Он не слушал. Плевать на нерадивого отца. И на успокаивающие речи. Ничто не способно отменить поцелуй, выпотрошивший его без остатка. Он бы и сам затерялся в пелене снегопада, раз уж на то пошло: увяз бы в глубоких сугробах, уснул под бескрайним серым небом и забылся. Дикие звери растащили бы по морозной чаще его останки, растворили их внутри горячих желудков. Чтоб не осталось и следа.

― Роберт, вы как будто в облаках витаете. ― Профессор тепло улыбнулся и скрипуче кашлянул. ― Душой вы не здесь. Может быть, даже в далёких странствиях.

― Вам не понять, ― не отрывая взгляда от снега, ответил Роб.

― Не понять? Чего же, позвольте полюбопытствовать, юноша? Метаний сердца? ― Он многозначительно посмотрел поверх оправы умными глазами с поредевшими ресницами. ― Вы, должно быть, считаете, что раз я превратился в седобородый изюм с пространными речами и в кругленьких очочках, то и любви не понимаю? Молодёжи всегда кажется, будто у стариков никогда не было юности. ― Смиренный выдох, всё та же добрая улыбка. ― Но я понимаю. Так куда проще мириться с неизбежным увяданием, со смертью.

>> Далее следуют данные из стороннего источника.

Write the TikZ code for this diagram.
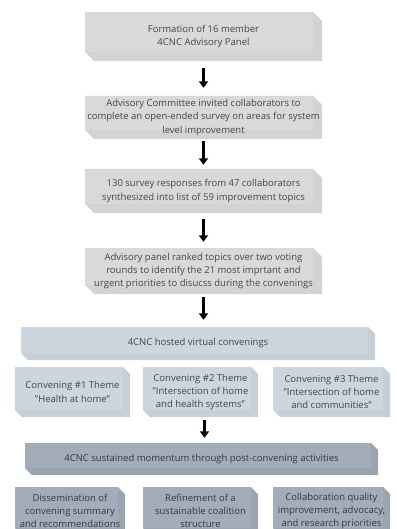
\documentclass[tikz,border=0pt]{standalone}
\usepackage{fontspec}
\setmainfont{Open Sans}
\usetikzlibrary{arrows.meta,calc}
\definecolor{grayfront}{HTML}{D9D9D9}
\definecolor{grayside}{HTML}{D3D3D3}
\definecolor{bluefront}{HTML}{CDD5DF}
\definecolor{blueside}{HTML}{C6CED8}
\definecolor{darkfront}{HTML}{A2ADB9}
\definecolor{darkside}{HTML}{9AA5B1}
\definecolor{txt}{HTML}{464646}
\tikzset{
  cubefront/.store in=\cubefront,
  cubeside/.store in=\cubeside,
  cubed/.store in=\cubed,
  cubefront=grayfront, cubeside=grayside, cubed=8pt,
  cbox/.style={inner sep=0pt, align=center, text=txt,
    font=\fontsize{9.5}{13.3}\selectfont,
    path picture={
      \path (path picture bounding box.south west) coordinate (pp-sw)
            (path picture bounding box.north east) coordinate (pp-ne);
      \fill[\cubeside] let \p1=(pp-sw), \p2=(pp-ne) in
        (\x1,\y2) -- (\x2-\cubed,\y2) -- (\x2,\y2-\cubed) -- (\x2,\y1)
        -- (\x1+\cubed,\y1) -- (\x1,\y1+\cubed) -- cycle;
      \fill[\cubefront] let \p1=(pp-sw), \p2=(pp-ne) in
        (\x1,\y1+\cubed) rectangle (\x2-\cubed,\y2);
    }},
  graybox/.style={cbox, cubefront=grayfront, cubeside=grayside, cubed=9pt},
  bluebox/.style={cbox, cubefront=bluefront, cubeside=blueside, cubed=7pt},
  darkbox/.style={cbox, cubefront=darkfront, cubeside=darkside, cubed=7pt, text=black!78},
  flow/.style={line width=2.4pt, -{Triangle[width=9pt,length=6.5pt]}}
}
\begin{document}
\begin{tikzpicture}[x=1pt,y=-1pt]
\useasboundingbox (0,0) rectangle (396,529);
\clip (0,0) rectangle (396,529);

\node[graybox, minimum width=237pt, minimum height=49pt] (b1) at (203.5,36.5)
  {Formation of 16 member\\4CNC Advisory Panel};
\node[graybox, minimum width=237pt, minimum height=43pt] (b2) at (203.5,117.5)
  {Advisory Committee invited collaborators to\\complete an open-ended survey on areas for system\\level improvement};
\node[graybox, minimum width=237pt, minimum height=44pt] (b3) at (203.5,191)
  {130 survey responses from 47 collaborators\\synthesized into list of 59 improvement topics};
\node[graybox, minimum width=237pt, minimum height=46pt] (b4) at (203.5,271)
  {Advisory panel ranked topics over two voting\\rounds to identify the 21 most imprtant and\\urgent priorities to disucss during the convenings};

\node[bluebox, minimum width=354pt, minimum height=33pt] (b5) at (198,343.5)
  {4CNC hosted virtual convenings};
\node[bluebox, minimum width=115pt, minimum height=50pt] (t1) at (72.5,392)
  {Convening \#1 Theme\\"Health at home"};
\node[bluebox, minimum width=115pt, minimum height=50pt] (t2) at (200.5,392)
  {Convening \#2 Theme\\"Intersection of home\\and health systems"};
\node[bluebox, minimum width=117pt, minimum height=50pt] (t3) at (331.5,392)
  {Convening \#3 Theme\\"Intersection of home\\and communities"};

\node[darkbox, minimum width=353pt, minimum height=32pt] (b6) at (201.5,459)
  {4CNC sustained momentum through post-convening activities};
\node[darkbox, minimum width=110pt, minimum height=48pt] (p1) at (70,511)
  {Dissemination of\\convening summary\\and recommendations};
\node[darkbox, minimum width=115pt, minimum height=48pt] (p2) at (200.5,511)
  {Refinement of a\\sustainable coalition\\structure};
\node[darkbox, minimum width=117pt, minimum height=48pt] (p3) at (331.5,511)
  {Collaboration quality\\improvement, advocacy,\\and research priorities};

\draw[flow, shorten <=7pt, shorten >=8pt] (b1.south) -- (b2.north);
\draw[flow, shorten <=2pt, shorten >=4pt] (b2.south) -- (b3.north);
\draw[flow, shorten <=6pt, shorten >=6pt] (b3.south) -- (b4.north);
\draw[flow, shorten <=3pt, shorten >=7pt] (b4.south) -- (b4.south |- b5.north);
\draw[flow, shorten <=3pt, shorten >=5pt] ([xshift=4pt]t2.south) -- ([xshift=4pt]t2.south |- b6.north);
\end{tikzpicture}
\end{document}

Почему же тогда он лежит здесь? Ведь это у профессора Питерсона не было юности, но у него-то она была! И если бы только Мария могла увидеть его озорные чёрные кудри, спадающие на лоб, ту его молодую улыбку и стать, она бы навсегда позабыла своего дурацкого Коннора и влюбилась бы в него.

Так почему же он всё ещё здесь?

***

Они поддерживали связь лишь первые два года после революции. В итоге Маркус, Норт и Саймон ушли в политику, чтобы продолжать отстаивать идеалы, ради которых сражались, а Джош занялся благотворительностью и стал врачом ― слишком заняты личной борьбой, чтобы по-настоящему подружиться с бывшим охотником на девиантов, примкнувшим к ним лишь в самом конце. И потому Коннор был крайне удивлён приглашению в гости, которое получил от Маркуса в самый разгар празднования дня рождения Гэвина.

― Какого хера вы здесь делаете? ― угрюмо поинтересовался именинник, увидев на пороге своей квартиры Хэнка, Коннора и Мари.

― Пришли отпраздновать твою днюху, брюзжащий жучара, ― ответила Мари и всучила ему в руки бумажный пакет с алкоголем и закусками.

Риду было привычно чувствовать себя ненужным ― унылая зона комфорта, в которой он с возрастом начал прятаться от одиночества и разочарований. Он мог бы всё послать и снова отмечать наедине с кошкой, связкой пива и видеоиграми, но разливающееся в груди тепло от внезапного визита друзей размягчило его сердце. Тоскливая и скучная пятница 7-го октября превратилась в настоящий праздник ― уютный, полный громкого смеха и шуток. Когда все четверо изрядно напились, решили сыграть в слова на лбу. Хэнку с Мари приспичило покурить перед самым началом, и они вышли на балкон, едва прилепив стикеры. Пока Гэвин лениво доедал последний кусок пиццы, Коннор отвлёкся от поглаживания кошки и взял со стола свой мобильник. На дисплее зажглось уведомление о присланном несколько часов назад сообщении.